Task instructions:
Copy everything in the listing below word for word, apart from any images.

Dataset content:
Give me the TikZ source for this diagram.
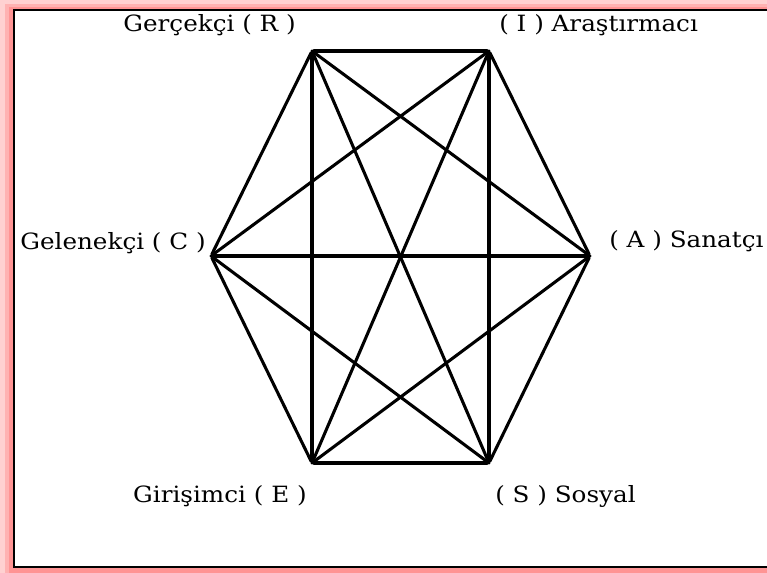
\documentclass[tikz,border=0pt]{standalone}
\usepackage{fontspec}
\setmainfont{DejaVu Serif}[FakeStretch=1.1]
\usepackage{tikz}

\begin{document}
\begin{tikzpicture}[x=0.75pt,y=-0.75pt]
    \tikzstyle{corner}=[circle,fill=black,inner sep=0pt,minimum size=2.5pt]
    \tikzstyle{lbl}=[inner sep=0pt,font=\fontsize{16.8}{20}\selectfont]
    \tikzstyle{edge}=[line width=2.3pt,line cap=round]
    \useasboundingbox (0,0) rectangle (767,573);
    \clip (0,0) rectangle (767,573);
      % frame with glow
      \fill[red!18] (0,0) rectangle (767,573);
      \fill[red!30] (5,4) rectangle (767,573);
      \fill[red!42] (9,7) rectangle (767,573);
      \draw[line width=2.2pt,fill=white] (14,10) rectangle (790,567);
      % corners of the hexagon
      \node[corner] (R) at (312,51)  {};
      \node[corner] (I) at (489,51)  {};
      \node[corner] (C) at (211,256) {};
      \node[corner] (A) at (590,256) {};
      \node[corner] (E) at (312,463) {};
      \node[corner] (S) at (489,463) {};
      % labels
      \node[lbl,anchor=east] (lR) at (296,25)  {Gerçekçi ( R )};
      \node[lbl,anchor=west] (lI) at (499,25)  {( I ) Araştırmacı};
      \node[lbl,anchor=east] (lC) at (206,243) {Gelenekçi ( C )};
      \node[lbl,anchor=west] (lA) at (609,241) {( A ) Sanatçı};
      \node[lbl,anchor=east] (lE) at (307,496) {Girişimci ( E )};
      \node[lbl,anchor=west] (lS) at (495,496) {( S ) Sosyal};
      % every pair joined
      \foreach \a/\b in {R/I,I/A,A/S,S/E,E/C,C/R,R/E,I/S,C/A,R/A,R/S,I/C,I/E,C/S,A/E}
        \draw[edge] (\a) -- (\b);
    \end{tikzpicture}
\end{document}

Finished exercise:
Give me the TikZ source for this diagram.
\documentclass[tikz,border=0pt]{standalone}
\usepackage{fontspec}
\setmainfont{DejaVu Serif}[FakeStretch=1.1]
\usepackage{tikz}

\begin{document}
\begin{tikzpicture}[x=0.75pt,y=-0.75pt]
    \tikzstyle{corner}=[circle,fill=black,inner sep=0pt,minimum size=2.5pt]
    \tikzstyle{lbl}=[inner sep=0pt,font=\fontsize{16.8}{20}\selectfont]
    \tikzstyle{edge}=[line width=2.3pt,line cap=round]
    \useasboundingbox (0,0) rectangle (767,573);
    \clip (0,0) rectangle (767,573);
      % frame with glow
      \fill[red!18] (0,0) rectangle (767,573);
      \fill[red!30] (5,4) rectangle (767,573);
      \fill[red!42] (9,7) rectangle (767,573);
      \draw[line width=2.2pt,fill=white] (14,10) rectangle (790,567);
      % corners of the hexagon
      \node[corner] (R) at (312,51)  {};
      \node[corner] (I) at (489,51)  {};
      \node[corner] (C) at (211,256) {};
      \node[corner] (A) at (590,256) {};
      \node[corner] (E) at (312,463) {};
      \node[corner] (S) at (489,463) {};
      % labels
      \node[lbl,anchor=east] (lR) at (296,25)  {Gerçekçi ( R )};
      \node[lbl,anchor=west] (lI) at (499,25)  {( I ) Araştırmacı};
      \node[lbl,anchor=east] (lC) at (206,243) {Gelenekçi ( C )};
      \node[lbl,anchor=west] (lA) at (609,241) {( A ) Sanatçı};
      \node[lbl,anchor=east] (lE) at (307,496) {Girişimci ( E )};
      \node[lbl,anchor=west] (lS) at (495,496) {( S ) Sosyal};
      % every pair joined
      \foreach \a/\b in {R/I,I/A,A/S,S/E,E/C,C/R,R/E,I/S,C/A,R/A,R/S,I/C,I/E,C/S,A/E}
        \draw[edge] (\a) -- (\b);
    \end{tikzpicture}
\end{document}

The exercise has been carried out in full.